A person must express his requests in the Amidah properly. Therefore, when praying for an ill person, it is correct to mention his or her name. L’chatchilah, it is good to mention the name along with the mother’s or father’s name. However, if the sick person is next to him, it is unnecessary to mention his name, for his intention is clear. (Mishnah Berurah 119:2).
12.The Conclusion of the Amidah
In reciting the verse, "Yih’yu l’ratzon…," ("May the expressions of my mouth and the thoughts of my heart find favor before You, Hashem, my Rock, and my Redeemer"), which is said after the blessing for shalom, we end the main part of the Amidah. Therefore, if one hears Kaddish or Kedushah while he is between the berachah and that verse, he may not answer, because that verse is part of the Amidah (Shulchan Aruch and Rama 122:1).
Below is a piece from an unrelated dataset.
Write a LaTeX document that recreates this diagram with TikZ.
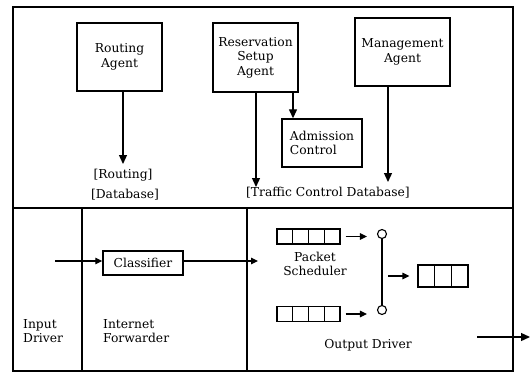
\documentclass[tikz,border=0pt]{standalone}
\usepackage{fontspec}
\setmainfont{DejaVu Serif}
\usetikzlibrary{arrows.meta,calc}
\begin{document}
\begin{tikzpicture}[x=1pt,y=-1pt,
  every node/.style={font=\fontsize{12.3}{14.5}\selectfont},
  frame/.style={line width=1.1pt},
  box/.style={draw,line width=1.4pt,rectangle,inner sep=0pt,align=center},
  lbl/.style={inner sep=0pt,align=center},
  lbll/.style={inner sep=0pt,align=left},
  arr/.style={line width=1.3pt,-{Triangle[length=9pt,width=8pt]}},
  sarr/.style={line width=1.2pt,-{Triangle[length=7pt,width=6.5pt]}},
  queue/.style={draw,line width=1.2pt,rectangle,inner sep=0pt},
  sw/.style={draw,line width=1.1pt,circle,inner sep=0pt,minimum size=9pt}]
\useasboundingbox (0,0) rectangle (530,372);
% frame
\draw[frame] (13,7) rectangle (513,371);
\draw[frame] (13,208) -- (513,208);
\draw[frame] (82,208) -- (82,371);
\draw[frame] (247,208) -- (247,371);
% top boxes
\node[box,minimum width=85pt,minimum height=68pt] (ra) at (119.5,57) {Routing\\Agent};
\node[box,minimum width=85pt,minimum height=69pt] (rsa) at (255.5,57.5) {Reservation\\Setup\\Agent};
\node[box,minimum width=95pt,minimum height=68pt] (ma) at (402.5,52) {Management\\Agent};
\node[box,minimum width=80pt,minimum height=48pt,align=left] (ac) at (322,143) {Admission\\Control};
% labels
\node[lbl] (rl) at (123,175) {[Routing]};
\node[lbl] (dl) at (125,195) {[Database]};
\node[lbl,anchor=west] (tcd) at (246,193) {[Traffic Control Database]};
% top arrows
\coordinate (ra1) at (123,91);
\coordinate (ra2) at (123,164);
\draw[arr] (ra1) -- (ra2);
\coordinate (rs1) at (256,92);
\coordinate (rs2) at (256,187);
\draw[arr] (rs1) -- (rs2);
\coordinate (ma1) at (388,86);
\coordinate (ma2) at (388,182);
\draw[arr] (ma1) -- (ma2);
\draw[arr] (rsa.south -| 293,0) -- (ac.north -| 293,0);
% bottom left
\node[box,minimum width=80pt,minimum height=24pt] (cl) at (143,263) {Classifier};
\coordinate (in) at (55,261);
\coordinate (cout) at (258,261);
\draw[sarr] (in) -- (in -| cl.west);
\draw[sarr] (cout -| cl.east) -- (cout);
\node[lbll,anchor=west] (idr) at (23,331) {Input\\Driver};
\node[lbll,anchor=west] (ifw) at (103,331) {Internet\\Forwarder};
% scheduler
\node[queue,minimum width=63pt,minimum height=15pt] (q1) at (308.5,236.5) {};
\node[queue,minimum width=63pt,minimum height=15pt] (q2) at (308.5,314) {};
\node[queue,minimum width=50pt,minimum height=22pt] (q3) at (443,276) {};
\foreach \q in {q1,q2}{
  \foreach \i in {1,2,3}{
    \draw[line width=1.2pt] ($(\q.north west)!\i/4!(\q.north east)$) -- ($(\q.south west)!\i/4!(\q.south east)$);
  }
}
\foreach \i in {1,2}{
  \draw[line width=1.2pt] ($(q3.north west)!\i/3!(q3.north east)$) -- ($(q3.south west)!\i/3!(q3.south east)$);
}
\node[sw] (s1) at (382,234) {};
\node[sw] (s2) at (382,310) {};
\draw[line width=1.2pt] (s1) -- (s2);
\draw[sarr,shorten <=5pt,shorten >=10pt] (q1.east) -- (q1.east -| s1.west);
\draw[sarr,shorten <=5pt,shorten >=10pt] (q2.east) -- (q2.east -| s2.west);
\coordinate (mid) at (382,276);
\draw[sarr,shorten <=6pt,shorten >=8pt] (mid) -- (q3.west);
\node[lbl] (ps) at (315,264) {Packet\\Scheduler};
\node[lbl] (od) at (368,345) {Output Driver};
\coordinate (o1) at (477,337);
\coordinate (o2) at (530,337);
\draw[arr] (o1) -- (o2);
\end{tikzpicture}
\end{document}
However, from the beginning of Elokai netzor until the second time Yih’yu l’ratzon is recited, one is permitted to respond to Kaddish, Kedushah, Barchu, and Modim – like the law regarding one who is in the middle of Birkot Keriat Shema – because the person praying has already concluded the main part of the Amidah. Nevertheless, since he did not entirely finish the prayer, he is prohibited from answering Amen after berachot or anything similar (Shulchan Aruch there; and see Hilchot Birkot Keriat Shema 16:5).
As we have learned, it is in this section that one may extend his supplication and requests as much as he desires, like it is said about Rabbi Akiva, that when he would pray individually he would prolong his prayer with supplications following the Amidah (see Berachot 31a). 8
Upon the conclusion of the prayers of supplication, the person praying recites Yih’yu l’ratzon again and takes three steps backwards. If he cannot step backwards because the person behind him is still praying, even though he has not yet departed from the Amidah, he may respond aloud to any matter of sanctity, even "Baruch Hu u’varuch Shemo," since he already finished the supplications after the Amidah. Similarly, he is permitted to continue praying, reciting Ashrei and Aleinu L’Shabe’ach, or he may recite Psalms or learn Torah (see further in this chapter, halachah 20).
^ 7.The Amidah continued to be called "Shemoneh Esrei", since this was its name originally. My teacher and rabbi, Rav Tzvi Yehudah Kook ztz"l, further explains that the essence of the Amidah is, indeed, the eighteen berachot, for all the berachot have their own virtue of praise and blessing, but only Birkat HaMinim is about the uprooting of evil, which is temporary, since when evil will cease there will be no need for it. Therefore the name of the Amidah remains "Shemoneh Esrei" (brought by Netiv Binah, part 1, p. 261).
^ 8.According to the Gra, Yih’yu l’ratzon is not recited before Elokai netzor, so that all the prayers of supplication will be included in the Amidah, and in his opinion, therefore, we do not respond to Kaddish and Kedushah there. However, according to the Rama, even when it is not customary to recite Yih’yu l’ratzon before Elokai netzor, we do, indeed, respond to Kaddish and Kedushah in the prayers of supplication. When we do say Yih’yu l’ratzon before the prayers of supplication, we do not respond to Kaddish and Kedushah before the verse, although we do answer after it. The Mishnah Berurah 122:3 writes that it is good to say Yih’yu l’ratzon before Elokai netzor and after it, and that is the minhag. Therefore, one may not respond to Kaddish and Kedushah before the first Yih’yu l’ratzon.